The Obama campaign is using the issue to portray the presumptive GOP nominee as out of touch with the concerns of voters struggling with the economy and to raise questions over Romney’s own economic policies.  

Numerous Democrats on Sunday questioned if Romney had received favorable tax treatment through his foreign financial transactions and called on him to address the issue by releasing additional tax records.

Romney has released a 2010 tax return and his estimated taxes for 2011.

“Mitt Romney's father was the pioneer for releasing a series of tax returns, and the best way to figure out if he is complying with American tax law is to have him release more of the tax returns,” top Obama campaign adviser Robert Gibbs said Sunday on CNN. “This is a guy whose slogan is ‘Believe in America,’ and it should be ‘Business in Bermuda' ... that is what he is all about.”

Romney’s father, George Romney, released 12 years of returns when he ran for the presidency in 1968.

Democratic National Committee Chairwoman Rep. Debbie Wasserman Schultz (Fla.) said voters had a right to expect more financial disclosures from Romney.

“Americans need to ask themselves, why does an American businessman need a Swiss bank account and secretive investments like that?” she said.

Romney’s campaign has denied the GOP candidate used foreign transactions to lower his tax bill and accused Democrats of trying to divert voters' attention from the economy.

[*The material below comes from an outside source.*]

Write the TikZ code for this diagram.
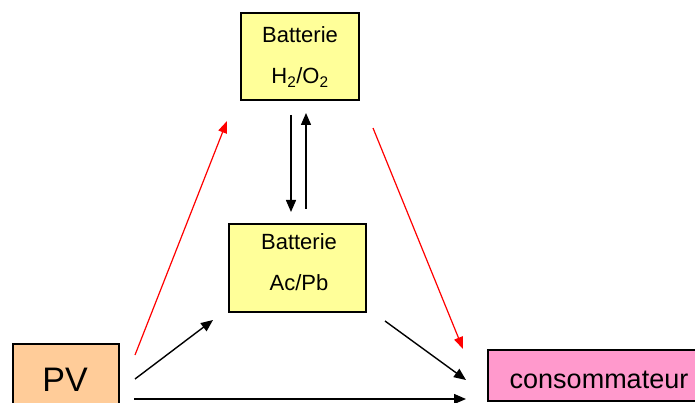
\documentclass[tikz,border=0pt]{standalone}
\usepackage{fontspec}
\setmainfont{Liberation Sans}
\usetikzlibrary{arrows.meta}
\definecolor{boxyellow}{HTML}{FFFF99}
\definecolor{boxorange}{HTML}{FFCC99}
\definecolor{boxpink}{HTML}{FF99CC}
\tikzset{
  boxshape/.style={draw=black, line width=1.1pt, inner sep=0pt},
  lbl/.style={inner sep=0pt, anchor=base},
  blackarrow/.style={line width=1.4pt, -{Triangle[length=12pt,width=10pt]}},
  redarrow/.style={draw=red, line width=1.2pt, -{Triangle[length=12pt,width=9pt]}, red},
}
\begin{document}
\begin{tikzpicture}[x=1pt,y=-1pt]
\useasboundingbox (0,0) rectangle (695,403);
\clip (0,0) rectangle (695,403);
% boxes
\node[boxshape, fill=boxyellow, minimum width=118pt, minimum height=87pt] (h2o2) at (300,56.5) {};
\node[boxshape, fill=boxyellow, minimum width=137pt, minimum height=88pt] (acpb) at (297.5,268) {};
\node[boxshape, fill=boxorange, minimum width=106pt, minimum height=70pt] (pv) at (66,379) {};
\node[boxshape, fill=boxpink, minimum width=224pt, minimum height=51pt] (cons) at (600,375.5) {};
% texts
\node[lbl, font=\fontsize{22}{22}\selectfont] (t1) at (300,43) {Batterie};
\node[lbl, font=\fontsize{22}{22}\selectfont] (t2) at (300,84) {H\textsubscript{2}/O\textsubscript{2}};
\node[lbl, font=\fontsize{22}{22}\selectfont] (t3) at (299,249) {Batterie};
\node[lbl, font=\fontsize{22}{22}\selectfont] (t4) at (299,290) {Ac/Pb};
\node[lbl, font=\fontsize{34}{34}\selectfont] (t5) at (65,391) {PV};
\node[lbl, font=\fontsize{27}{27}\selectfont] (t6) at (599,388) {consommateur};
% arrow end points
\coordinate (d1) at (291,115);
\coordinate (d2) at (291,212);
\coordinate (u1) at (306,209);
\coordinate (u2) at (306,113);
\coordinate (r1) at (135,355);
\coordinate (r2) at (227,121);
\coordinate (r3) at (373,128);
\coordinate (r4) at (463,349);
\coordinate (b1) at (135,379);
\coordinate (b2) at (213,320);
\coordinate (b3) at (385,321);
\coordinate (b4) at (466,380);
\coordinate (h1) at (134,399);
\coordinate (h2) at (466,399);
% arrows
\draw[blackarrow] (d1) -- (d2);
\draw[blackarrow] (u1) -- (u2);
\draw[redarrow] (r1) -- (r2);
\draw[redarrow] (r3) -- (r4);
\draw[blackarrow] (b1) -- (b2);
\draw[blackarrow] (b3) -- (b4);
\draw[blackarrow] (h1) -- (h2);
\end{tikzpicture}
\end{document}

Last week, a disappointing jobs report showed that the unemployment rate had not budged from 8.2 percent.

“He hasn’t paid a penny less in taxes by virtue of where these funds are domiciled. His liability is exactly the same as if he held the fund investments directly in the U.S.,” said Romney campaign spokesman Kevin Madden. “Some investments in some foreign countries can be tax havens. But Mitt Romney does not hold any such investments.”